Not liking Eggleston isn't a sin, he's not the most approachable photographer ever. Dismissing him as "bad" or a mere maker of "snapshots", dismissing people who do like or appreciate his work as victims of a scam, these merely mark you as an ignorant rube. You might as well fabricate a scarlet R and wear it out around town. It is one thing to disagree with the social consensus, that's perfectly normal and often reasonable. To deny that a social consensus exists, or to dismiss it as irrelevant, is to be a flat-earther.

Also, "priming" is a term of art in psychology which doesn't mean this really at all, but I dare say if we're careful we can get away with the usage here.


  1. You've really been hitting your stride lately, AM -- it's a shame to be yelling into the vast empty bucket called "August"...

    The link between "elitist scam", "I just don't get it", and the appeal of Donald Trump won't have escaped you. More than ever, the role of education as the only ladder out of the swamp is essential. That, and a certain humility before those beckoning us to join them on the high, dry ground...

    On the other hand, it's worth contemplating what "democracy" means in the work of a man like Eggleston. After all these years, I still don't really know what "The Democratic Forest" means... Does he think we are all equally lost in it? Is there a better place?


    1. It is described as "more than 1000" photographs taken from a body of 12,000. Given Eggleston's shooting technique I have to wonder if this isn't essentially everything.

      Perhaps it is the metaphorical forest from which he has previously harvested the "trees" we have all seen. That would be a pretty good joke.

      I'm not sure if I want to see this thing.

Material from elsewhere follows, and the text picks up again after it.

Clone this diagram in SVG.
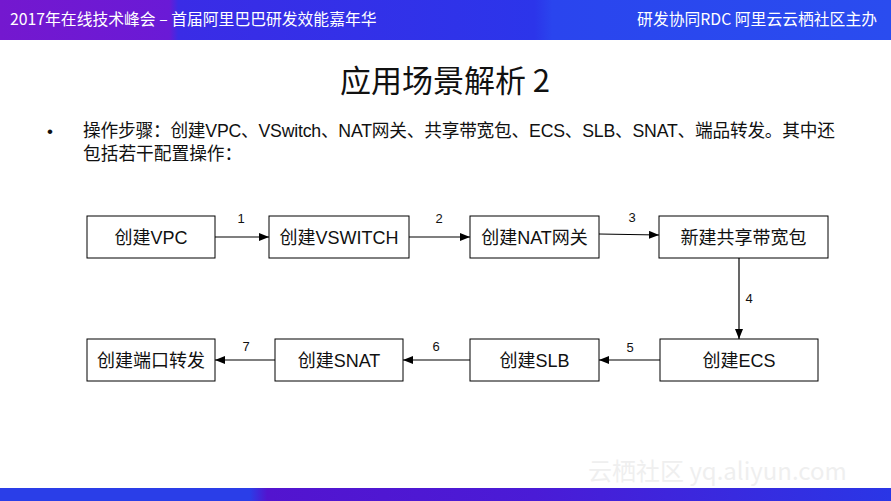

  2. I wouldn't call this "priming"; more appropriate is, in my opinion, "visual literacy". This can be achieved by looking at lots and lots of pictures and caring about their background and context in the history of arts. This post fits nicely with a former post of yours, about Ming Thein's statement about "creators" vs. "consumers".

    Best, Thomas

  3. I would have to include myself as one of the great unwashed who just do not get William Eggleston, though I have not given up trying. Maybe I am rube after all?

    What I found interesting is the story where a small subset of society has gathered together and pronounced that while it may look like a con job to the rubes, if you stick with it, put the hours in to be educated, and look below the surface you will indeed see the pixie dust. Now am I talking about the Eggleston blog or the old Nikon is the new Leica blog? I guess it depends on which side of the street you walk on.

    I suspect that you could apply this approach to just about anything and as a result there is always someone who will value something highly that the majority dislike. Perhaps we just have to prime people properly.

    While it is easy to criticize I think that those with the minority view should be willing to help the rubes understand. Let us see the emperor’s clothes. But it had better be more than pixie dust.


    1. Well, you certainly don't have to like Eggleston. Not 'getting' it might be iffy territory, depending on what you mean, I suppose?

      It's dismissing the whole enterprise that's naive. We're not talking about clothing here. These things are intangibles.

      It's more like money, which is just a shared hallucination. You can love it, hate it, ignore it, but dismissing it as not a real thing because it's just a fiction created by the central banks is silly.

      If the head of the central bank starts talking about the Emperor's new currency, it would behoove you to attend, even if you can't see the coins. You needn't agree with our understand the monetary policy. But it is all real, in some useful sense.

  4. Up until a couple of years ago, I could only appreciate Eggleston and like a few of his more accessible images, but I completely didn't "get" him. Then I watched a very insightful documentary, and was almost instantly won over. I certainly don't think anybody needs to like any particular artist, but to be dismissive of an artist for which many, many gifted artistic photographers, curators, and critics have sustained praise is just, well, ignorant, if not stupid. A similar experience can be had by watching Leonard Bernstein's Harvard lectures on Berg - not accessible, but foolish to dismiss.